• [Directions]: Pick out each line containing the string "produces".

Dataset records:
────────────────────

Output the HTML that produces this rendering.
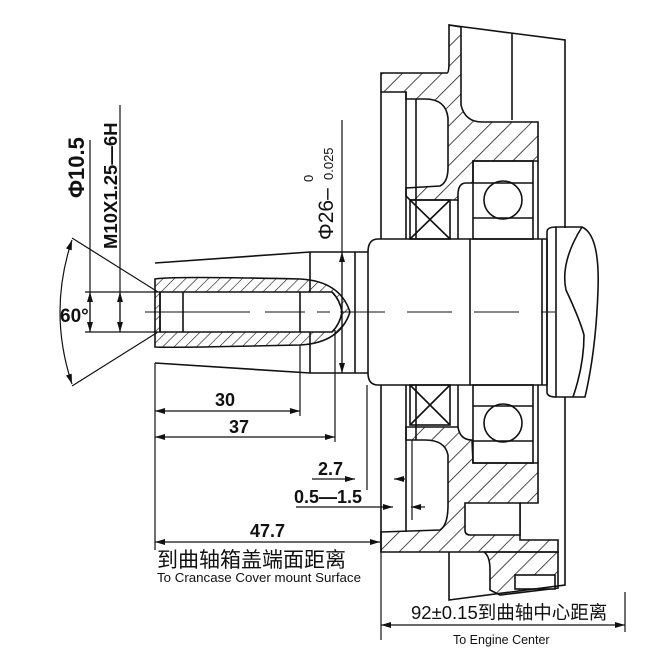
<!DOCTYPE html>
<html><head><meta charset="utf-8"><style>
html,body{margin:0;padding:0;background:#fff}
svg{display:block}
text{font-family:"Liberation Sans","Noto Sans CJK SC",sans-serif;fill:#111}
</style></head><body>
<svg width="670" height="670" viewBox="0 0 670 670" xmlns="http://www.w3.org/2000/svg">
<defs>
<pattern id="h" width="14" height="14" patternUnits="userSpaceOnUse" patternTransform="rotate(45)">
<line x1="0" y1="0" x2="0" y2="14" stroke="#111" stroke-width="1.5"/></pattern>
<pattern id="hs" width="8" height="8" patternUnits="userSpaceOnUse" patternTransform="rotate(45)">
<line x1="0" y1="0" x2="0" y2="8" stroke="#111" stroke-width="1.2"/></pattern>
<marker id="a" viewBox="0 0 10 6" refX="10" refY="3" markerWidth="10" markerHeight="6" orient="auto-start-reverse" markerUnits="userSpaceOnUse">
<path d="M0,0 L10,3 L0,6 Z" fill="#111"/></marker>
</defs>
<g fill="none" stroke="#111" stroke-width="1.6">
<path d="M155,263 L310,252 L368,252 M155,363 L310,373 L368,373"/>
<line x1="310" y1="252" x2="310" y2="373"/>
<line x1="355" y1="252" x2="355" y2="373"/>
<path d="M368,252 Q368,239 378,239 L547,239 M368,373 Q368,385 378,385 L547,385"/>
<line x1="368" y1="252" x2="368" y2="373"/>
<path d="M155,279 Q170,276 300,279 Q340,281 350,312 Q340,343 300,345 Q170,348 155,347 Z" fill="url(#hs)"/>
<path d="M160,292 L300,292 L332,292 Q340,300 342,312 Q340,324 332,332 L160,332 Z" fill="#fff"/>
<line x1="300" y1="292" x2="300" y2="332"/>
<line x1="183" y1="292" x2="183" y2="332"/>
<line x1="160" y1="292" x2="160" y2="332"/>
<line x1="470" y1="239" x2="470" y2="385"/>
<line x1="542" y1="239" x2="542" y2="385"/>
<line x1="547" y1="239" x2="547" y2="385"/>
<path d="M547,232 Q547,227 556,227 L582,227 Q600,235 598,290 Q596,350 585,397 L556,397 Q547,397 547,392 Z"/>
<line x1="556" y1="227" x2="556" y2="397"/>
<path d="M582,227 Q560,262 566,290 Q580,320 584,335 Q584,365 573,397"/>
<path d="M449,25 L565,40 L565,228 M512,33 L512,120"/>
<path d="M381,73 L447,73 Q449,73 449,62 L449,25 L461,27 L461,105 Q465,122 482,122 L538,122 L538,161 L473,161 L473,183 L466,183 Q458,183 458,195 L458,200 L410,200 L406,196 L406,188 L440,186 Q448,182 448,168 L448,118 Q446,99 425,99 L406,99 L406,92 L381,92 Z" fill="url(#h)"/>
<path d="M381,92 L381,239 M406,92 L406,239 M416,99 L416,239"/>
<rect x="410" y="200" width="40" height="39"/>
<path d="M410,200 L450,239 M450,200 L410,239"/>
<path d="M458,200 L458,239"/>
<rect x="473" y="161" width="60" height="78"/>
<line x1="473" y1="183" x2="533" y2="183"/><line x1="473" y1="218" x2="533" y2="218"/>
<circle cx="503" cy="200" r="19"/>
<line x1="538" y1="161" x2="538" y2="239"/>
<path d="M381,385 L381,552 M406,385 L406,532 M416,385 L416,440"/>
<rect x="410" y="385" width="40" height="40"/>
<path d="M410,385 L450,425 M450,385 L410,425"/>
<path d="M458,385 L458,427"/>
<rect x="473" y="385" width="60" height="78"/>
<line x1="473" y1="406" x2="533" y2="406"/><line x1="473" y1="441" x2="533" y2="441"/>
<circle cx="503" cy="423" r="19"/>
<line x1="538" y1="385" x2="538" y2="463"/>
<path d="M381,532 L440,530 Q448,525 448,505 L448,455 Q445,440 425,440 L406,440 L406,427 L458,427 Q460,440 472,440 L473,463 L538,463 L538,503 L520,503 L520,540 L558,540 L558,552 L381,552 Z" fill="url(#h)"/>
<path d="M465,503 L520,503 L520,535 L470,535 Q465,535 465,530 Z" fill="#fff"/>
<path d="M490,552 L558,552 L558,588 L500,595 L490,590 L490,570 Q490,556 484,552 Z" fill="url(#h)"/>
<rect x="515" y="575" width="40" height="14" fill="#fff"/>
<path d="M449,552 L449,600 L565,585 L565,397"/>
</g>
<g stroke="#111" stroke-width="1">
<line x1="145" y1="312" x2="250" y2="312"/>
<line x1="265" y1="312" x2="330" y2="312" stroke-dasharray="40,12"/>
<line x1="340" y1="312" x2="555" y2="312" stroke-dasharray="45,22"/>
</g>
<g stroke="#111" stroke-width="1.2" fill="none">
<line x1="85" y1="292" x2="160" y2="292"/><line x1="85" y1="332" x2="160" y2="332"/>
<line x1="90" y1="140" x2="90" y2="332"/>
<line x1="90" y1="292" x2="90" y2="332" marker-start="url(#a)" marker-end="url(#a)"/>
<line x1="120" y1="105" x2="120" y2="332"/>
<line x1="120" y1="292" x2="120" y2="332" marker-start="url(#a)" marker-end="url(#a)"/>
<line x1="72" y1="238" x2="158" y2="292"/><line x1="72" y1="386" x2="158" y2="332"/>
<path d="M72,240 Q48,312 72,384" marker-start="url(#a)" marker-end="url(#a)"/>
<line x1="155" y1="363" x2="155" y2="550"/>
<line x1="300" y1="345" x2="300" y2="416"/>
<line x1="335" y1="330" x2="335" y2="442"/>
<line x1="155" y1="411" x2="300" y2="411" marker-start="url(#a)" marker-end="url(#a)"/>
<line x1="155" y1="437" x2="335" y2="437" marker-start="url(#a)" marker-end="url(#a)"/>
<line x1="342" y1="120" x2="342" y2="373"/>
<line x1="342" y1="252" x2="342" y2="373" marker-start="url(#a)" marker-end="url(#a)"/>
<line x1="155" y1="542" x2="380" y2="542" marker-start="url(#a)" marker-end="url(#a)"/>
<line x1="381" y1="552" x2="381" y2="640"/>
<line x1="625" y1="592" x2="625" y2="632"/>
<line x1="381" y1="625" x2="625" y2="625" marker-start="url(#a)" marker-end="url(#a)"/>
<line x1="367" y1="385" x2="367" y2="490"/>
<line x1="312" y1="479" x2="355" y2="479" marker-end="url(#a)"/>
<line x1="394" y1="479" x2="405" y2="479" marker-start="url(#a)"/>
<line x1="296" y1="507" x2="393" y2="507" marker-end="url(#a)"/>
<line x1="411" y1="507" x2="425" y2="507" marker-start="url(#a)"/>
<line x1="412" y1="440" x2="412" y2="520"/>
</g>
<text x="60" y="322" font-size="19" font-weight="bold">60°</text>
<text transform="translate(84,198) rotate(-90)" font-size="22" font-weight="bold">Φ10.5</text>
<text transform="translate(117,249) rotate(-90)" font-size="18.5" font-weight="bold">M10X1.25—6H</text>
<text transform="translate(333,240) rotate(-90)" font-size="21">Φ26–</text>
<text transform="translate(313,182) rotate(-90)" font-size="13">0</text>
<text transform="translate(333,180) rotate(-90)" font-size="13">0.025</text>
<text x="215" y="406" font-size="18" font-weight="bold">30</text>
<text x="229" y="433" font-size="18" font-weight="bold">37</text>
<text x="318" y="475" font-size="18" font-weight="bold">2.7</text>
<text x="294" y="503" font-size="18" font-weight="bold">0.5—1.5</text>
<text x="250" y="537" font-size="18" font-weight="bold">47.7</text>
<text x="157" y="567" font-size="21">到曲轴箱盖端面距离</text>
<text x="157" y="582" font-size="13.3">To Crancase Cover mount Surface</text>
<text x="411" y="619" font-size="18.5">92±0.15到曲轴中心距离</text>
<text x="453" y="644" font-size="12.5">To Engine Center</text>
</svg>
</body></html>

────────────────────

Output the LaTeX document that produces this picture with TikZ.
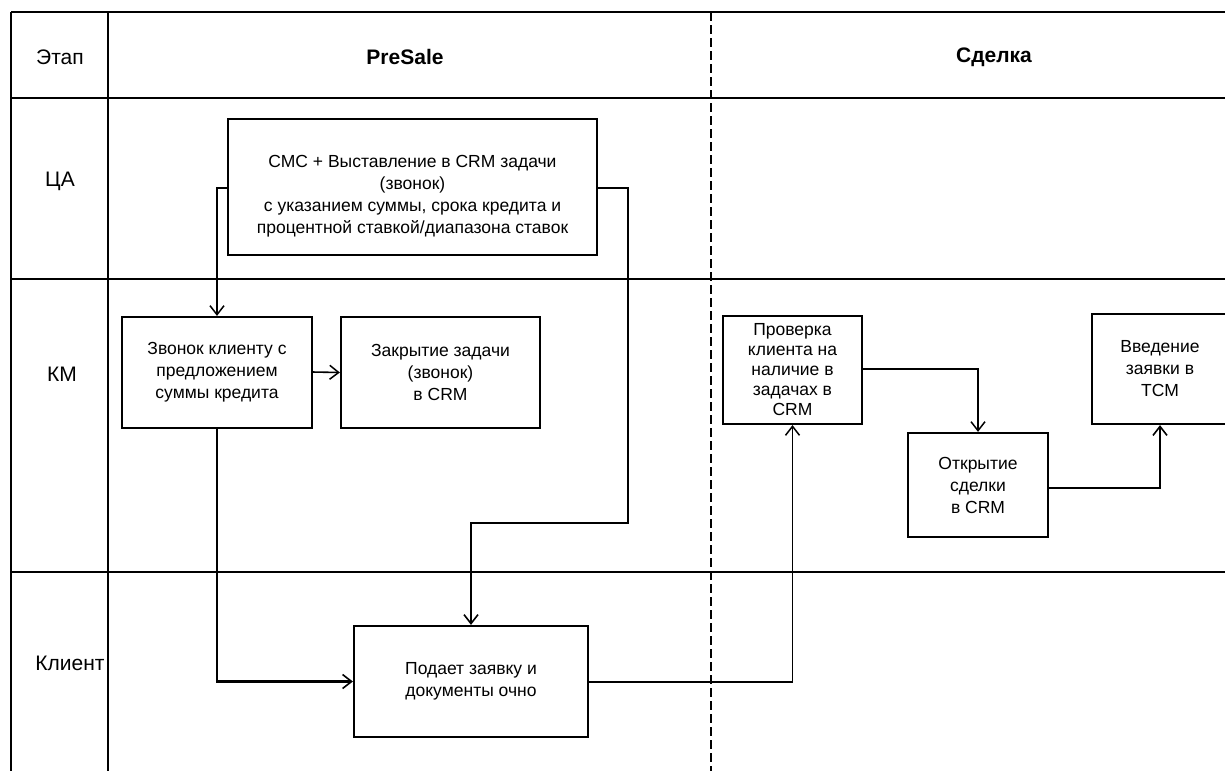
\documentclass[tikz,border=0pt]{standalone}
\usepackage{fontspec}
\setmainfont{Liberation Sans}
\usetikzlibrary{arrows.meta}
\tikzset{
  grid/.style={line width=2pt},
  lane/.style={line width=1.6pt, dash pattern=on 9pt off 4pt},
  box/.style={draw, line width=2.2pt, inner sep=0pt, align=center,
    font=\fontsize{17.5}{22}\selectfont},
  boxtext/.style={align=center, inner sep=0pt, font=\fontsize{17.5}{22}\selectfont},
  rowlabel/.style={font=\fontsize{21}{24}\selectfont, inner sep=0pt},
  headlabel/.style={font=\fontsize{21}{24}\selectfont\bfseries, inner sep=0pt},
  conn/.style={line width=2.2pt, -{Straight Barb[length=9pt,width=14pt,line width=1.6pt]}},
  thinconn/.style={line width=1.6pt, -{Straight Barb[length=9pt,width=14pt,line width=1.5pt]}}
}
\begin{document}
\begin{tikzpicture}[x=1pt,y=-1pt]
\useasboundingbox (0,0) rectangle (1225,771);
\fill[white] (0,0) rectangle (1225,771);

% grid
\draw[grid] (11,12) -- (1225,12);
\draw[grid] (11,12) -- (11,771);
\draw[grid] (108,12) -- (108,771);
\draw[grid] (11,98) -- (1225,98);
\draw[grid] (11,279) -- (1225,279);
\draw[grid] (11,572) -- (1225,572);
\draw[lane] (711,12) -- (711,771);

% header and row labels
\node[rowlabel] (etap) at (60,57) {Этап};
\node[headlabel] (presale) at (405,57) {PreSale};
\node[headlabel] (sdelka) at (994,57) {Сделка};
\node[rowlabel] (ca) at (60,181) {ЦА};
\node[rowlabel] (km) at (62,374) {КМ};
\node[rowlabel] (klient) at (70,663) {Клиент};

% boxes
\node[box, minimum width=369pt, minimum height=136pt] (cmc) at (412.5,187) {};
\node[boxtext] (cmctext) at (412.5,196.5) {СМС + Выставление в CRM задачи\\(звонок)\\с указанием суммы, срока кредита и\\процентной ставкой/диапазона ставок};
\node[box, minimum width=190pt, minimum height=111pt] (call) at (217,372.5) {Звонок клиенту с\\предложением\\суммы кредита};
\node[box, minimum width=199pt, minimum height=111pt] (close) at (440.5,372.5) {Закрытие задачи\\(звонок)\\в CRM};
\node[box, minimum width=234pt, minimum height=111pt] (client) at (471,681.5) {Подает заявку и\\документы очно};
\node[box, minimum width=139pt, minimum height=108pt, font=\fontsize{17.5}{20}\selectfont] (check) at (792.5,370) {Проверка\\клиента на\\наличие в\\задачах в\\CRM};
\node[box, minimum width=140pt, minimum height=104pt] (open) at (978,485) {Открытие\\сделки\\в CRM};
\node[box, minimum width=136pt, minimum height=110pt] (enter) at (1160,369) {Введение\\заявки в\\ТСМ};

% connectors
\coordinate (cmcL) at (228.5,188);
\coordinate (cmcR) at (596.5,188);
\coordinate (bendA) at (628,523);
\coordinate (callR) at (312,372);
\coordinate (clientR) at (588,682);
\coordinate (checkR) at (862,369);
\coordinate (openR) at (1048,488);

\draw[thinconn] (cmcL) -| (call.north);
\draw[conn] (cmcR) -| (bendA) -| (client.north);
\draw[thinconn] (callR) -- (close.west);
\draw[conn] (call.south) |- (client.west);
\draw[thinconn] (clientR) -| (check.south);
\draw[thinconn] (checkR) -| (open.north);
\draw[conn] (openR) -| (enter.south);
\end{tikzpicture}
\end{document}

────────────────────

• [Solution for this exercise]:
Output the HTML that produces this rendering.
Output the LaTeX document that produces this picture with TikZ.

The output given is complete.